Since the last update, Scrivener now re-saves any project that I open even if all I do is open and close the file. In fact a new modification date appears in the Finder next to the file as soon as I open it.
Scrivener always re-saved unchanged projects in a totally counterintuitive way which I personally find disruptive to my workflow, for instance it would re-save if I opened a prior project simply to do a search with no change to the text. But now it’s worse – I can’t count on the modification dates of finished or archived files to mean anything, PLUS, since I set up the program to auto save on closing, it now creates new versions of backups that in essence are identical to one another if I happened to open the project.
Is there a way to change this behavior? I’d appreciate any help. Thanks a lot!
On the point of backups being created when nothing has changed, I don’t think anything radical has changed between versions there (inclusion of an additional mobile sync backup loop aside), and indeed I’m not seeing that happen when I test it. It would be easier for me to see what you mean with a direct example of an action that did not trigger a backup in 2.7 that now does. I don’t think the model for what constitutes truly passive use has changed, but considering iOS sync was added recently, there might indeed be a little more going on behind the scenes when opening and closing—and maybe something broke as well, that’s where specifics would help.

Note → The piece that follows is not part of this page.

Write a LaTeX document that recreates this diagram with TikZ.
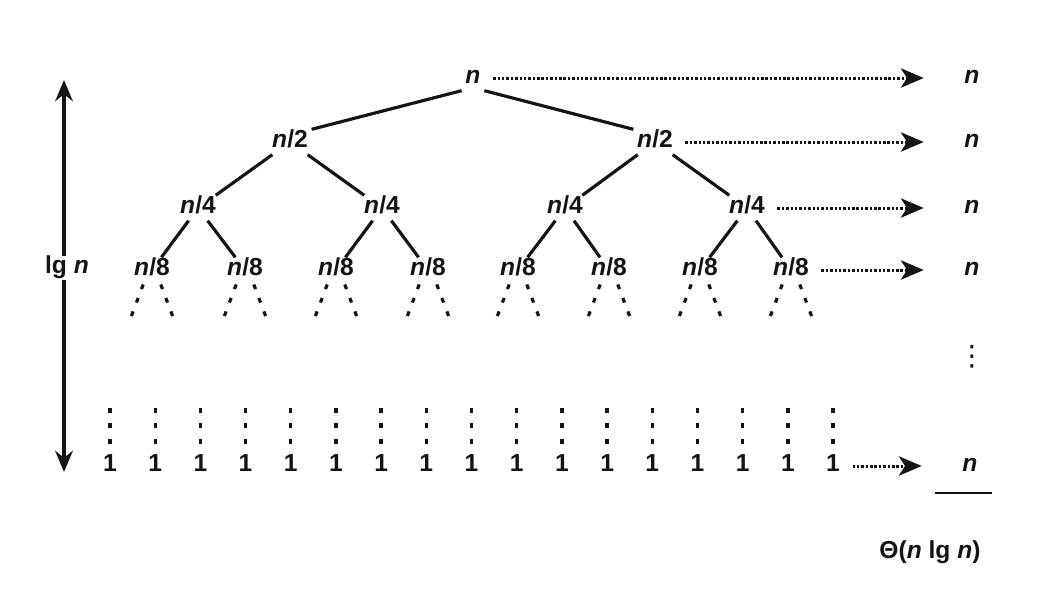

We might have a different definition of what constitutes not doing anything, though. For example you mentioned searching with no changes to the text, but this neglects that the project container itself is a thing which has persistent states that needs to be saved—like for example the fact that you were using project search when last you closed the project. If you search and hit Cmd-W then reload the project, you’ll still have that search active. If you clicked on any search result at all then you would have modified the history queue for the editor the document loaded in. In fact even if you close the search sidebar before closing the project and do nothing else you still would have modified the project because it remembers the last search you performed and its settings. The only way to do these things and hundreds more besides, is to save something, somewhere. So yes, in general with Scrivener being more of a “database” style program where the mechanism used to work with our data is itself a data model that we modify through use of it, trying to apply, say, MS Word style modification date practices to the project, as though it were a single file that could be loaded entirely into RAM, isn’t feasible.
Sorry you’re finding it a bit of a pain to work with, but the only real alternative is to abandon a lot of what Scrivener’s design is built around.
Thanks for the explanation, the database analogy helps. That being said, in practice, I was always aware how certain changes, such as searches, trigger a save-- I’ve been using Scrivener for several years and learned to tread lightly so I could do some looking around without triggering a save. Nevertheless, whatever precautions I took to avoid a save in the past are moot for me now because it saves the projects as soon as I open them.
I am not sure how to provide a “direct example” – I have some older files I opened to check on something, then decided to do it some other time, so I closed as soon as I opened them without doing anything – and it saved a new version. I was counting in my workflow on preserving the original file date for these files, so it could be this behavior started prior to the most recent version and I just didn’t notice because it’s been several months since I needed to access these older files.
But the gist of it is, when I open a project, as soon as I open it, before I click anything, the modification date next to the file icon in the finder changes to today’s date. I close out of it, having done nothing, it saves with today’s date. That is the only action it needs to trigger a save and I am 100% certain it did not exist before.
I see what you’re referring to, sorry I had in my mind that you were speaking mainly of when a project backup is created when closing a project.
Okay as to purely saving, I don’t see the modification date increment if I merely open and close the project, doing nothing other than hitting Cmd-W as soon as the window appears. Hmm, there may be some additional work done to the .scrivx file these days (some sync tokens need routine updating), but in practice that alone doesn’t seem to cause the package modification date to change on 10.12 anyway.
Well, whatever the case I think you can see that this isn’t something terribly simple to work around, in no small part because much of the plumbing here responsible for setting modifications dates is the OS itself (and how that could even differ from system to system). I really wouldn’t suggest thinking of modification dates on package formats as being anything other than a “last used” date, at least that’s how I’ve always worked with them.
I am on 10.11.x, and have been for awhile, but this strange save behavior is new – it worked fine until recently on the same OS and the same machine. I also used Scrivener with older versions of OSX on different machines for several years, and never experienced this problem (in fact, never seen something like it with any other software).
It so happens that modification dates are an essential part of my workflow, I need to be able to keep different versions of certain files with their final modification date–unchanged. It doesn’t matter if you call it “last used date” or “last modification date” or whatever the label, the fact is that suddenly all these dates are becoming “last opened date” because the date changes by the mere fact of opening the file (and even before I close it as I explained previously). The only way for me to preserve the date is to never open the file.
I’d really appreciate any ideas as to how I could fix it. Thanks a lot.